Solón deroga la norma de que los que no pudieran pagar la deuda fueran vendidos como esclavos; tampoco permite que se les detenga en las fincas, pagando con su trabajo. Libera a las tierras de las hipotecas, por ser instrumento imprescindible de subsistencia, así como a los arrendatarios de la obligación de pagar cinco sextas partes de la cosecha, un precio altísimo que les obligaba a endeudarse. Con el mismo objetivo de achicar la distancia entre los más pobres y los más ricos reforma las leyes sobre la herencia y limita la cantidad de tierra que una persona puede poseer.

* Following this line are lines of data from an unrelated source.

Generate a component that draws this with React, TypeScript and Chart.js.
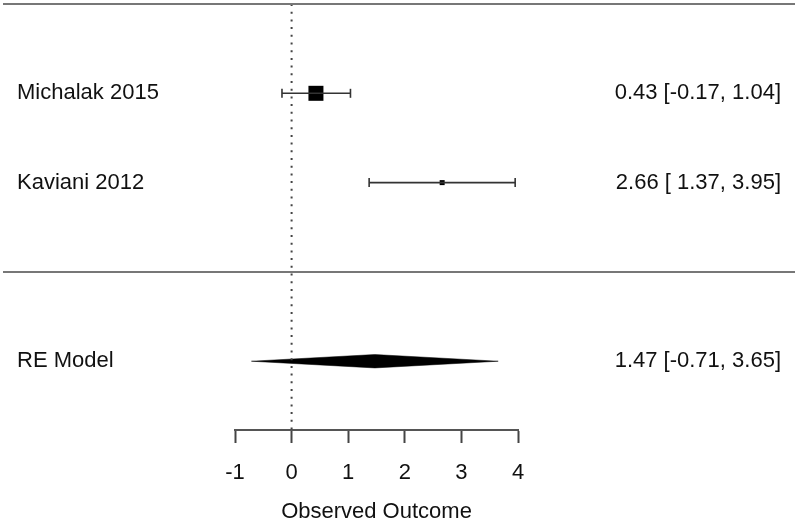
import React, { useEffect, useRef } from "react";
import { Chart, registerables } from "chart.js";

Chart.register(...registerables);

// ---- data ----
const studyLabels = ["Michalak 2015", "Kaviani 2012"];
const estimates = [0.43, 2.66];
const ciLower = [-0.17, 1.37];
const ciUpper = [1.04, 3.95];

const summaryLabel = "RE Model";
const summaryEstimate = 1.47;
const summaryLower = -0.71;
const summaryUpper = 3.65;

const xMin = -1;
const xMax = 4;
const xTitle = "Observed Outcome";

// ---- derived ----
const k = studyLabels.length;
const studyRows = studyLabels.map((_, i) => k - i); // 2, 1
const summaryRow = -1;
const yTop = k + 1; // 3
const yBottom = -1.77;

// marker sizes from precision (metafor style: 0.5 .. 1.5)
const wi = ciLower.map((lo, i) => 1 / ((ciUpper[i] - lo) / (2 * 1.96)));
const wMin = Math.min(...wi);
const wMax = Math.max(...wi);
const psize = wi.map((w) => (wMax > wMin ? (w - wMin) / (wMax - wMin) : 0.5) + 0.5);

const fmt = (v: number) => v.toFixed(2);
const padCol = (vals: number[]) => {
  const s = vals.map(fmt);
  const m = Math.max(...s.map((x) => x.length));
  return s.map((x) => x.padStart(m, " "));
};
const allEst = padCol([...estimates, summaryEstimate]);
const allLo = padCol([...ciLower, summaryLower]);
const allHi = padCol([...ciUpper, summaryUpper]);
const rightLabels = allEst.map((e, i) => `${e} [${allLo[i]}, ${allHi[i]}]`);
const leftLabels = [...studyLabels, summaryLabel];
const labelRows = [...studyRows, summaryRow];

const FONT = "Liberation Sans, Arial, Helvetica, sans-serif";
const FS = 22;

const textPlugin = {
  id: "forestText",
  afterDraw(chart: any) {
    const ctx = chart.ctx;
    const y = chart.scales.y;
    ctx.save();
    // horizontal separator lines
    ctx.strokeStyle = "#777";
    ctx.lineWidth = 2;
    [yTop, 0].forEach((r) => {
      const py = Math.round(y.getPixelForValue(r));
      ctx.beginPath();
      ctx.moveTo(3, py);
      ctx.lineTo(chart.width - 5, py);
      ctx.stroke();
    });
    ctx.fillStyle = "#111";
    ctx.font = `${FS}px ${FONT}`;
    ctx.textBaseline = "middle";
    labelRows.forEach((r, i) => {
      const py = y.getPixelForValue(r);
      ctx.textAlign = "left";
      ctx.fillText(leftLabels[i], 17, py);
      ctx.textAlign = "right";
      ctx.fillText(rightLabels[i], 781, py);
    });
    ctx.restore();
  },
};

export default function App() {
  const ref = useRef<HTMLCanvasElement | null>(null);
  useEffect(() => {
    if (!ref.current) return;
    const datasets: any[] = [];
    // reference line at 0
    datasets.push({
      type: "line",
      data: [
        { x: 0, y: yTop },
        { x: 0, y: yBottom },
      ],
      borderColor: "#444",
      borderWidth: 2,
      borderDash: [2, 5.7],
      pointRadius: 0,
      fill: false,
    });
    // CI bars
    studyRows.forEach((r, i) => {
      datasets.push({
        type: "line",
        data: [
          { x: ciLower[i], y: r },
          { x: ciUpper[i], y: r },
        ],
        borderColor: "#333",
        borderWidth: 1.6,
        pointStyle: "line",
        rotation: 90,
        pointRadius: 4.5,
        pointBorderWidth: 1.6,
        pointBorderColor: "#333",
        fill: false,
      });
    });
    // squares
    studyRows.forEach((r, i) => {
      const side = psize[i] * 10;
      datasets.push({
        type: "scatter",
        data: [{ x: estimates[i], y: r }],
        pointStyle: "rect",
        pointRadius: side / Math.SQRT2,
        backgroundColor: "#000",
        borderColor: "#000",
        borderWidth: 0,
      });
    });
    // diamond
    const h = 0.075;
    datasets.push({
      type: "line",
      data: [
        { x: summaryLower, y: summaryRow },
        { x: summaryEstimate, y: summaryRow + h },
        { x: summaryUpper, y: summaryRow },
        { x: summaryEstimate, y: summaryRow - h },
        { x: summaryLower, y: summaryRow },
      ],
      borderColor: "#000",
      borderWidth: 0.5,
      backgroundColor: "#000",
      pointRadius: 0,
      tension: 0,
      fill: "shape",
    });

    const chart = new Chart(ref.current, {
      type: "scatter",
      data: { datasets },
      plugins: [textPlugin],
      options: {
        animation: false,
        responsive: false,
        layout: { autoPadding: false, padding: { left: 235, right: 282, top: 4, bottom: 0 } },
        plugins: { legend: { display: false }, tooltip: { enabled: false } },
        scales: {
          x: {
            type: "linear",
            position: "bottom",
            min: xMin,
            max: xMax,
            afterFit: (s: any) => {
              s.height = 95;
            },
            ticks: {
              stepSize: 1,
              color: "#111",
              font: { family: FONT, size: FS },
              padding: 17,
              maxRotation: 0,
            },
            grid: {
              drawOnChartArea: false,
              drawTicks: true,
              tickLength: 13,
              tickColor: "#444",
              tickWidth: 2,
            },
            border: { display: true, color: "#555", width: 2 },
            title: {
              display: true,
              text: xTitle,
              color: "#111",
              font: { family: FONT, size: FS },
              padding: { top: 0, bottom: 0 },
            },
          },
          y: {
            type: "linear",
            display: false,
            min: yBottom,
            max: yTop,
          },
        },
      },
    });
    return () => chart.destroy();
  }, []);
  return (
    <div style={{ position: "absolute", left: 0, top: 0, width: 800, height: 525, background: "#fff" }}>
      <canvas ref={ref} width={800} height={525} />
    </div>
  );
}
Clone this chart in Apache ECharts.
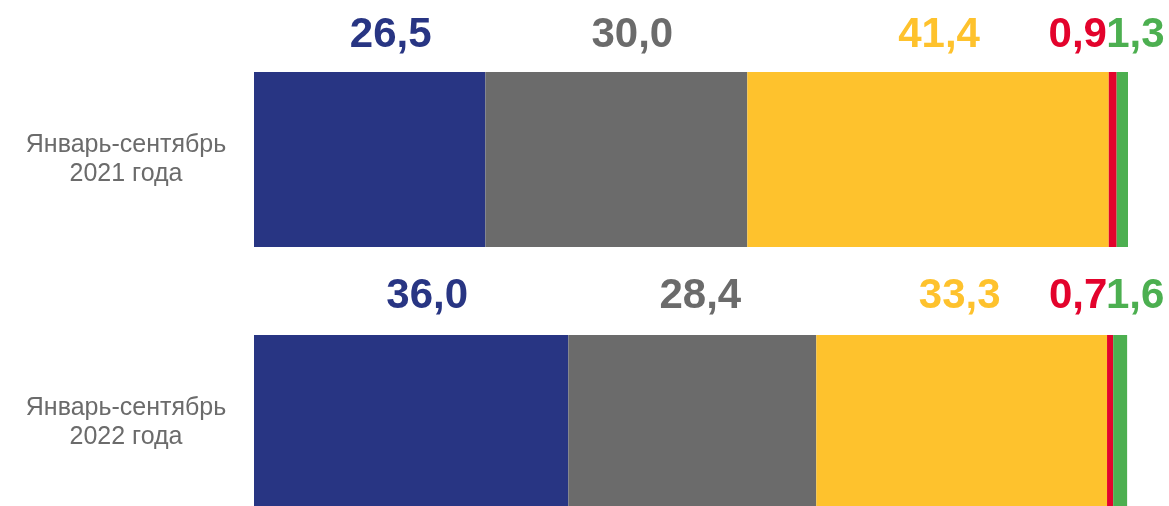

Restaurar la unidad del Estado supone someter a todos los ciudadanos a unas mismas leyes, (isonomía) sin privilegios para los ricos, pero sin ultrajarlos tampoco por serlo. Gobiernan siempre unos pocos —Solón se distancia, tanto de la democracia directa asamblearia, como del igualitarismo social— pero siempre que se reconozca que el triunfo de un partido no es el de la comunidad toda, ni el Estado se identifique con el partido ganador, ni el bien común con las ventajas de los que lo sostienen.

Solón se enfrentó a los demócratas radicales que pedían todo el poder para el pueblo y una distribución igualitaria de la tierra, pero no por ello estaba menos convencido de que, si sus reformas no se llevasen a cabo, sería inevitable la revuelta social (stasis), que engendra siempre la dictadura populista (tiranía). Solón insiste en que “como mejor sigue el pueblo a sus jefes es cuando no va, ni demasiado suelto, ni se siente forzado”.